■ **TASK REQUIREMENTS**: Please print exactly the lines below, from the start of the material up to and including the line with "fig = go.Figure()", but none of the pictures.

==== DATA LINES

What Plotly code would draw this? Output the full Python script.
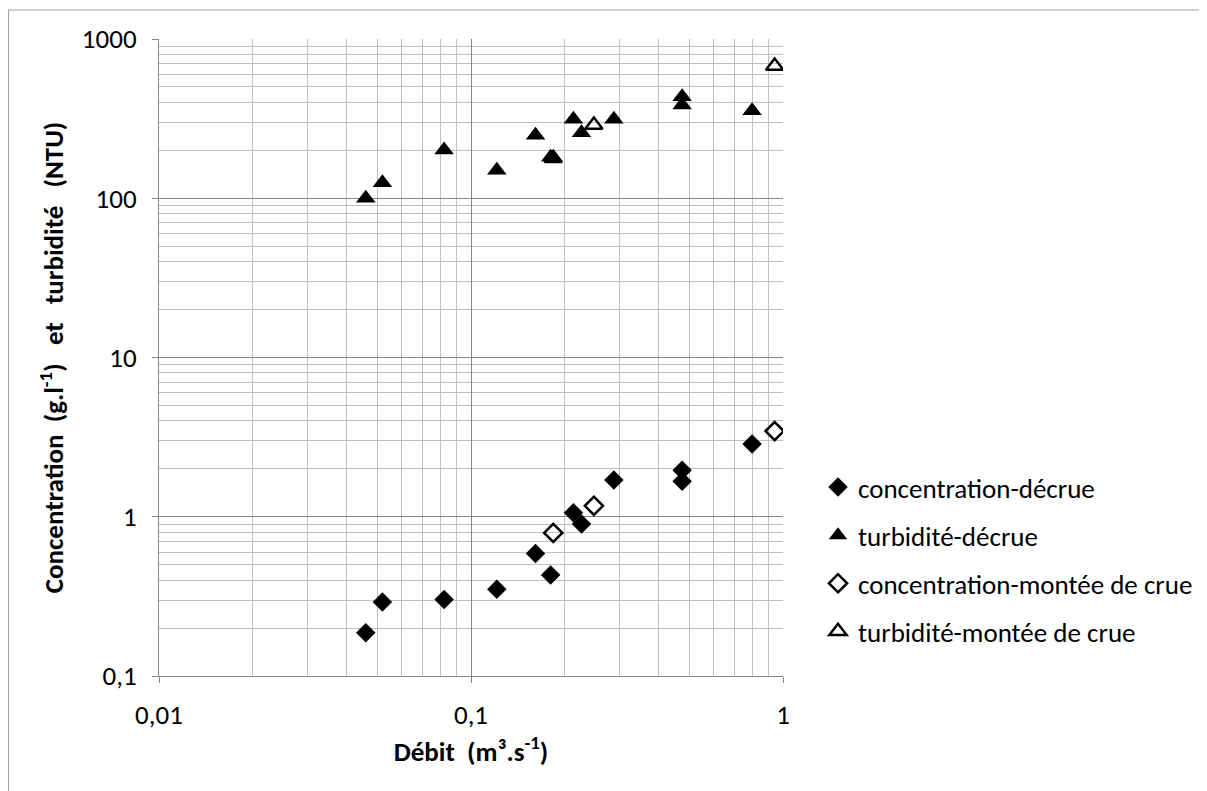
import plotly.graph_objects as go

# ---- data ----
debit_decrue = [0.046, 0.052, 0.082, 0.121, 0.161, 0.180, 0.213, 0.226, 0.287, 0.475, 0.475, 0.796]
conc_decrue = [0.187, 0.292, 0.302, 0.351, 0.588, 0.430, 1.058, 0.899, 1.70, 1.96, 1.67, 2.86]
turb_decrue = [100, 125, 201, 150, 249, 181, 313, 258, 313, 434, 385, 355]

debit_montee = [0.1835, 0.2477, 0.94]
conc_montee = [0.792, 1.172, 3.45]
turb_montee = [178, 288, 677]

x_tickvals = [0.01, 0.1, 1]
x_ticktext = ["0,01", "0,1", "1"]
y_tickvals = [0.1, 1, 10, 100, 1000]
y_ticktext = ["0,1", "1", "10", "100", "1000"]

names = ["concentration-décrue", "turbidité-décrue",
         "concentration-montée de crue", "turbidité-montée de crue"]

FONT = "Carlito, Lato, sans-serif"
FS = 27

x_minor = [m * d for d in [0.01, 0.1] for m in range(2, 10)]
y_minor = [m * d for d in [0.1, 1, 10, 100] for m in range(2, 10)]

fig = go.Figure()

fig.add_trace(go.Scatter(x=debit_decrue, y=conc_decrue, mode="markers", name=names[0],
                         legendgroup="g0",
                         marker=dict(symbol="diamond", size=15, color="black")))
fig.add_trace(go.Scatter(x=debit_decrue, y=turb_decrue, mode="markers", name=names[1],
                         legendgroup="g1",
                         marker=dict(symbol="triangle-up", size=17, color="black")))
fig.add_trace(go.Scatter(x=debit_montee, y=conc_montee, mode="markers", name=names[2],
                         legendgroup="g2",
                         marker=dict(symbol="diamond-open", size=14, color="black",
                                     line=dict(width=2.5, color="black"))))
fig.add_trace(go.Scatter(x=debit_montee, y=turb_montee, mode="markers", name=names[3],
                         legendgroup="g3",
                         marker=dict(symbol="triangle-up-open", size=15, color="black",
                                     line=dict(width=2.5, color="black"))))

axis_col = "#868686"
fig.update_xaxes(type="log", range=[-2, 0], tickvals=x_tickvals, ticktext=x_ticktext,
                 showgrid=True, gridcolor=axis_col, gridwidth=1,
                 showline=True, linecolor=axis_col, linewidth=1,
                 ticks="outside", ticklen=6, tickcolor=axis_col,
                 ticklabelstandoff=9,
                 tickfont=dict(family=FONT, size=FS, color="black"),
                 minor=dict(tickvals=x_minor, showgrid=True, gridcolor="#c0c0c0", gridwidth=1, ticks=""),
                 title=dict(text="<b>Débit&nbsp; (m³.s<sup>-1</sup>)</b>",
                            font=dict(family=FONT, size=FS, color="black"), standoff=10),
                 zeroline=False, automargin=False)
fig.update_yaxes(type="log", range=[-1, 3], tickvals=y_tickvals, ticktext=y_ticktext,
                 showgrid=True, gridcolor=axis_col, gridwidth=1,
                 showline=True, linecolor=axis_col, linewidth=1,
                 ticks="outside", ticklen=6, tickcolor=axis_col,
                 ticklabelstandoff=10,
                 tickfont=dict(family=FONT, size=FS, color="black"),
                 minor=dict(tickvals=y_minor, showgrid=True, gridcolor="#c0c0c0", gridwidth=1, ticks=""),
                 title=dict(text="<b>Concentration&nbsp; (g.l<sup>-1</sup>)&nbsp; &nbsp;et&nbsp; &nbsp;turbidité&nbsp; &nbsp;(NTU)</b>",
                            font=dict(family=FONT, size=FS, color="black"), standoff=10),
                 zeroline=False, automargin=False)

# page has an 8px offset; figure coords = page coords - 8
fig.add_shape(type="rect", xref="paper", yref="paper",
              x0=(0.5 - 151) / 624, x1=2.0,
              y0=-0.5, y1=(668 - 2) / 637,
              line=dict(color="#a0a0a0", width=1), layer="below")

fig.update_layout(
    width=1199, height=783,
    margin=dict(l=151, r=424, t=31, b=115, autoexpand=False),
    paper_bgcolor="white", plot_bgcolor="white",
    font=dict(family=FONT, size=FS, color="black"),
    showlegend=True,
    legend=dict(x=(810 - 151) / 624, xanchor="left", y=(668 - 455) / 637, yanchor="top",
                font=dict(family=FONT, size=FS, color="black"),
                tracegroupgap=10, bgcolor="rgba(0,0,0,0)"),
)

fig.write_html("out.html")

========

■ **SOLUTION FOR THIS TASK**:
What Plotly code would draw this? Output the full Python script.
import plotly.graph_objects as go

# ---- data ----
debit_decrue = [0.046, 0.052, 0.082, 0.121, 0.161, 0.180, 0.213, 0.226, 0.287, 0.475, 0.475, 0.796]
conc_decrue = [0.187, 0.292, 0.302, 0.351, 0.588, 0.430, 1.058, 0.899, 1.70, 1.96, 1.67, 2.86]
turb_decrue = [100, 125, 201, 150, 249, 181, 313, 258, 313, 434, 385, 355]

debit_montee = [0.1835, 0.2477, 0.94]
conc_montee = [0.792, 1.172, 3.45]
turb_montee = [178, 288, 677]

x_tickvals = [0.01, 0.1, 1]
x_ticktext = ["0,01", "0,1", "1"]
y_tickvals = [0.1, 1, 10, 100, 1000]
y_ticktext = ["0,1", "1", "10", "100", "1000"]

names = ["concentration-décrue", "turbidité-décrue",
         "concentration-montée de crue", "turbidité-montée de crue"]

FONT = "Carlito, Lato, sans-serif"
FS = 27

x_minor = [m * d for d in [0.01, 0.1] for m in range(2, 10)]
y_minor = [m * d for d in [0.1, 1, 10, 100] for m in range(2, 10)]

fig = go.Figure()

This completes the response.